What is missing in all these efforts is a perspective on how to use social media to connect with their customers in a lifelong relationship, all the while monitoring the things that can be monitored, applying a return-on-investment metric to the data and thus being able to manage what kind of incremental return they can create by a transparent, public presence.
Admittedly, this is a perspective based on years of involvement in online social technology, not one based on the recent boom on attention being given to social media. What is supportable in all these efforts is that they are steps along the journey toward what we think is a broad, global cultural adoption of a media model that presents a social element in virtually every exposure.
It will start with simple icons identifying where to connect with the brand in print ads, expand to interactive capabilities during broadcasts on the 2nd, 3rd and 4th screens (Television, computer and mobile phone) and with the pending leaps of technology ahead of us in the next few years, a socialized element in media will become an expected, albeit optional part of virtually everything we see.
Social Media requires an ongoing investment of your company resources. So where do you start, what pays off the most and what is your overall strategy with regard to effective multiple channels of communication?
The diagram below is a simple example of just a few of the many channels of social media which may require your strategic investment and attention.
So that’s the future, what do you do today?
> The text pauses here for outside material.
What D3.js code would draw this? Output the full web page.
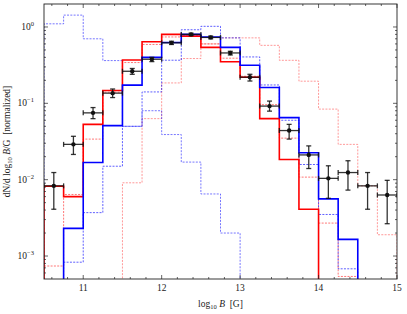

Short answer – whatever you are comfortable with that leads you down that path. Longer answer – Lose the mindset that social media is episodic, or a short run element in an overall marketing program. Adopt instead a perspective that a social, customer-centric interactive approach is where you and your organization is headed. Recognize that media, with social elements will impact more, much more than just how your message gets out. It will impact how you service your customers, find your prospects, connect with stakeholders and develop your products. How it will do all that is the journey we’re on.
A word of advice is to not get caught up with self-proclaimed ‘experts’ promoting a flavor-of-the-day approach. Look for partners with experience in business, online communications technology and the ability to work across the organization you already have in place, embedding a social component into the fabric of the enterprise – it’s where you’re headed anyway.